**DIRECTIONS**
Output the data word for word, dropping every image.

**PROVIDED DATA**
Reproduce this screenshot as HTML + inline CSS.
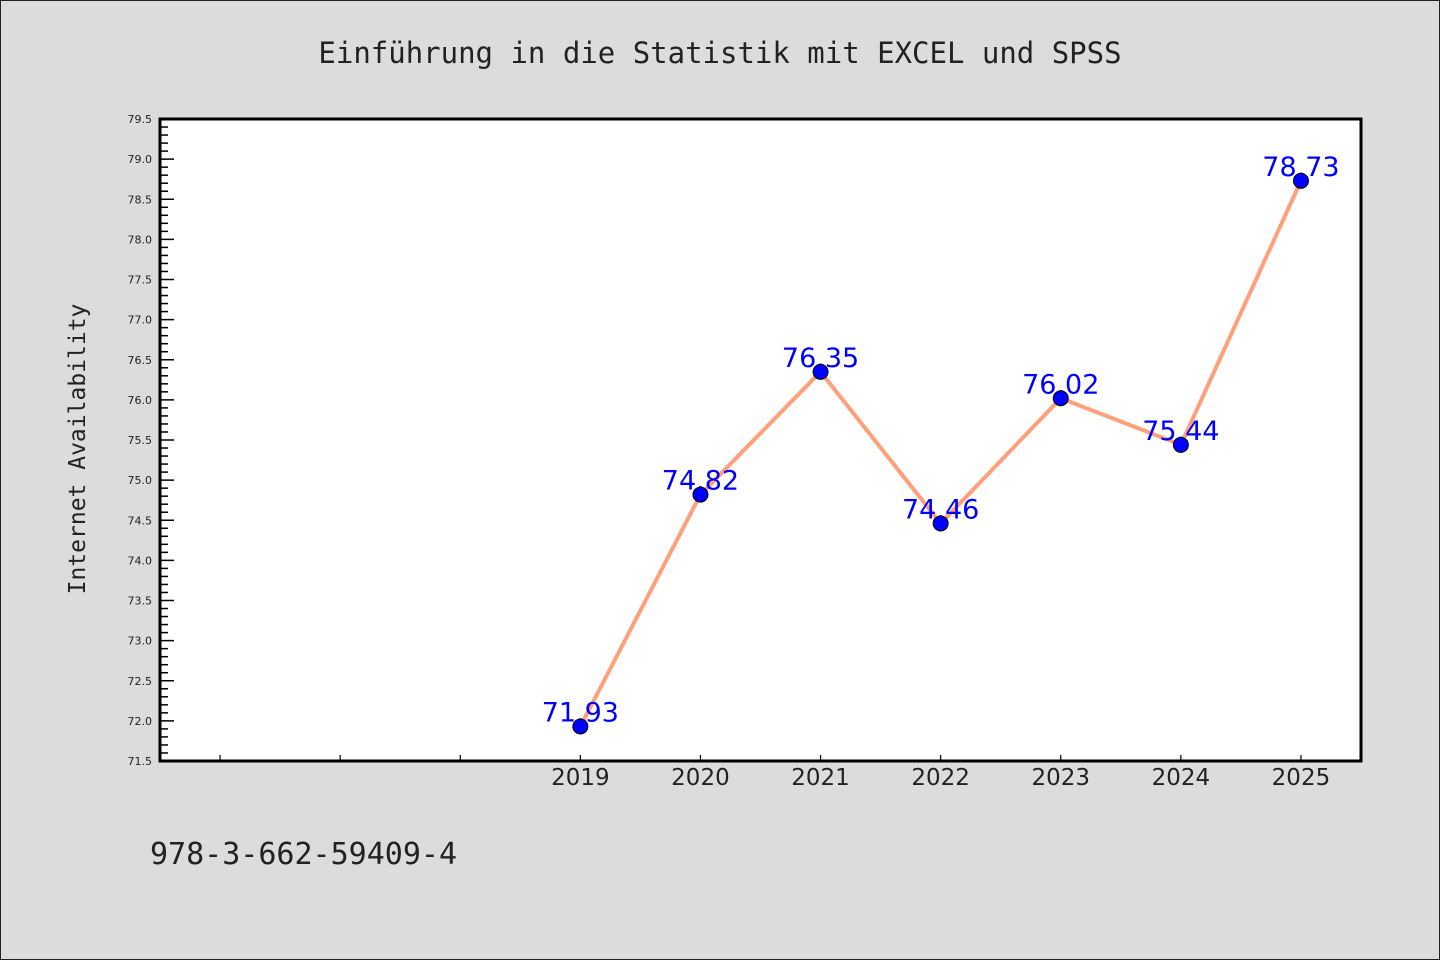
<!DOCTYPE html>
<html><head><meta charset="utf-8"><style>
html,body{margin:0;padding:0;background:#dcdcdc;}
svg{display:block;}
</style></head><body>
<svg id="chart" width="1440" height="960" xmlns="http://www.w3.org/2000/svg">
<rect x="0.5" y="0.5" width="1439" height="959" fill="#dcdcdc" stroke="#222" stroke-width="1"/>
<text x="720" y="63" text-anchor="middle" font-family="'DejaVu Sans Mono','Liberation Mono',monospace" font-size="29" fill="#222">Einführung in die Statistik mit EXCEL und SPSS</text>
<rect x="160" y="119" width="1201" height="642" fill="#fff"/>
<g id="axes"></g>
<g id="marks"></g>
<rect x="160" y="119" width="1201" height="642" fill="none" stroke="#000" stroke-width="3"/>
<text transform="translate(85,449) rotate(-90)" text-anchor="middle" font-family="'DejaVu Sans Mono','Liberation Mono',monospace" font-size="23" fill="#222">Internet Availability</text>
<text x="150" y="864" font-family="'DejaVu Sans Mono','Liberation Mono',monospace" font-size="30" fill="#222">978-3-662-59409-4</text>
</svg>
<script>
const years = [2019, 2020, 2021, 2022, 2023, 2024, 2025];
const values = [71.93, 74.82, 76.35, 74.46, 76.02, 75.44, 78.73];
const valueLabels = ["71.93", "74.82", "76.35", "74.46", "76.02", "75.44", "78.73"];
const yTickLabels = ["71.5","72.0","72.5","73.0","73.5","74.0","74.5","75.0","75.5","76.0","76.5","77.0","77.5","78.0","78.5","79.0","79.5"];
const xTicks = [2016, 2017, 2018, 2019, 2020, 2021, 2022, 2023, 2024, 2025];

const NS = "http://www.w3.org/2000/svg";
const L = 160, R = 1361, T = 119, B = 761;
const xMin = 2015.5, xMax = 2025.5, yMin = 71.5, yMax = 79.5;
function xs(v){ return L + (v - xMin) / (xMax - xMin) * (R - L); }
function ys(v){ return B - (v - yMin) / (yMax - yMin) * (B - T); }
function mk(tag, attrs, parent){ const e = document.createElementNS(NS, tag); for (const k in attrs) e.setAttribute(k, attrs[k]); parent.appendChild(e); return e; }

const axes = document.getElementById('axes');
const marks = document.getElementById('marks');

// y minor ticks every 0.1
for (let i = 0; i <= 80; i++) {
  const v = yMin + i * 0.1;
  const major = i % 5 === 0;
  const t = mk('line', {x1: L, x2: L + (major ? 14 : 8), y1: ys(v), y2: ys(v), stroke: '#000', 'stroke-width': 1.5}, axes);
  
  
}
yTickLabels.forEach(s => {
  const t = mk('text', {x: 152, y: ys(parseFloat(s)) + 4, 'text-anchor': 'end', 'font-family': "'DejaVu Sans','Liberation Sans',sans-serif", 'font-size': 11, fill: '#222'}, axes);
  t.textContent = s;
  
  
});
xTicks.forEach(v => {
  const t = mk('line', {x1: xs(v), x2: xs(v), y1: B, y2: B - 6, stroke: '#000', 'stroke-width': 1.2}, axes);
  
  
});
years.forEach(v => {
  const t = mk('text', {x: xs(v), y: 785, 'text-anchor': 'middle', 'font-family': "'DejaVu Sans','Liberation Sans',sans-serif", 'font-size': 23, fill: '#222'}, axes);
  t.textContent = String(v);
  
  
});

const pts = years.map((y, i) => xs(y) + ',' + ys(values[i])).join(' ');
const line = mk('polyline', {points: pts, fill: 'none', stroke: '#ffa07a', 'stroke-width': 4, 'stroke-linejoin': 'round'}, marks);



years.forEach((y, i) => {
  const t = mk('text', {x: xs(y), y: ys(values[i]) - 5, 'text-anchor': 'middle', 'font-family': "'DejaVu Sans','Liberation Sans',sans-serif", 'font-size': 27, fill: '#0000ff'}, marks);
  t.textContent = valueLabels[i];
  
  
});
years.forEach((y, i) => {
  const c = mk('circle', {cx: xs(y), cy: ys(values[i]), r: 7.5, fill: '#0000ff', stroke: '#000', 'stroke-width': 1}, marks);
  
  
});
</script>
</body></html>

**REPLY**
Reproduce this screenshot as HTML + inline CSS.
<!DOCTYPE html>
<html><head><meta charset="utf-8"><style>
html,body{margin:0;padding:0;background:#dcdcdc;}
svg{display:block;}
</style></head><body>
<svg id="chart" width="1440" height="960" xmlns="http://www.w3.org/2000/svg">
<rect x="0.5" y="0.5" width="1439" height="959" fill="#dcdcdc" stroke="#222" stroke-width="1"/>
<text x="720" y="63" text-anchor="middle" font-family="'DejaVu Sans Mono','Liberation Mono',monospace" font-size="29" fill="#222">Einführung in die Statistik mit EXCEL und SPSS</text>
<rect x="160" y="119" width="1201" height="642" fill="#fff"/>
<g id="axes"></g>
<g id="marks"></g>
<rect x="160" y="119" width="1201" height="642" fill="none" stroke="#000" stroke-width="3"/>
<text transform="translate(85,449) rotate(-90)" text-anchor="middle" font-family="'DejaVu Sans Mono','Liberation Mono',monospace" font-size="23" fill="#222">Internet Availability</text>
<text x="150" y="864" font-family="'DejaVu Sans Mono','Liberation Mono',monospace" font-size="30" fill="#222">978-3-662-59409-4</text>
</svg>
<script>
const years = [2019, 2020, 2021, 2022, 2023, 2024, 2025];
const values = [71.93, 74.82, 76.35, 74.46, 76.02, 75.44, 78.73];
const valueLabels = ["71.93", "74.82", "76.35", "74.46", "76.02", "75.44", "78.73"];
const yTickLabels = ["71.5","72.0","72.5","73.0","73.5","74.0","74.5","75.0","75.5","76.0","76.5","77.0","77.5","78.0","78.5","79.0","79.5"];
const xTicks = [2016, 2017, 2018, 2019, 2020, 2021, 2022, 2023, 2024, 2025];

const NS = "http://www.w3.org/2000/svg";
const L = 160, R = 1361, T = 119, B = 761;
const xMin = 2015.5, xMax = 2025.5, yMin = 71.5, yMax = 79.5;
function xs(v){ return L + (v - xMin) / (xMax - xMin) * (R - L); }
function ys(v){ return B - (v - yMin) / (yMax - yMin) * (B - T); }
function mk(tag, attrs, parent){ const e = document.createElementNS(NS, tag); for (const k in attrs) e.setAttribute(k, attrs[k]); parent.appendChild(e); return e; }

const axes = document.getElementById('axes');
const marks = document.getElementById('marks');

// y minor ticks every 0.1
for (let i = 0; i <= 80; i++) {
  const v = yMin + i * 0.1;
  const major = i % 5 === 0;
  const t = mk('line', {x1: L, x2: L + (major ? 14 : 8), y1: ys(v), y2: ys(v), stroke: '#000', 'stroke-width': 1.5}, axes);
  
  
}
yTickLabels.forEach(s => {
  const t = mk('text', {x: 152, y: ys(parseFloat(s)) + 4, 'text-anchor': 'end', 'font-family': "'DejaVu Sans','Liberation Sans',sans-serif", 'font-size': 11, fill: '#222'}, axes);
  t.textContent = s;
  
  
});
xTicks.forEach(v => {
  const t = mk('line', {x1: xs(v), x2: xs(v), y1: B, y2: B - 6, stroke: '#000', 'stroke-width': 1.2}, axes);
  
  
});
years.forEach(v => {
  const t = mk('text', {x: xs(v), y: 785, 'text-anchor': 'middle', 'font-family': "'DejaVu Sans','Liberation Sans',sans-serif", 'font-size': 23, fill: '#222'}, axes);
  t.textContent = String(v);
  
  
});

const pts = years.map((y, i) => xs(y) + ',' + ys(values[i])).join(' ');
const line = mk('polyline', {points: pts, fill: 'none', stroke: '#ffa07a', 'stroke-width': 4, 'stroke-linejoin': 'round'}, marks);



years.forEach((y, i) => {
  const t = mk('text', {x: xs(y), y: ys(values[i]) - 5, 'text-anchor': 'middle', 'font-family': "'DejaVu Sans','Liberation Sans',sans-serif", 'font-size': 27, fill: '#0000ff'}, marks);
  t.textContent = valueLabels[i];
  
  
});
years.forEach((y, i) => {
  const c = mk('circle', {cx: xs(y), cy: ys(values[i]), r: 7.5, fill: '#0000ff', stroke: '#000', 'stroke-width': 1}, marks);
  
  
});
</script>
</body></html>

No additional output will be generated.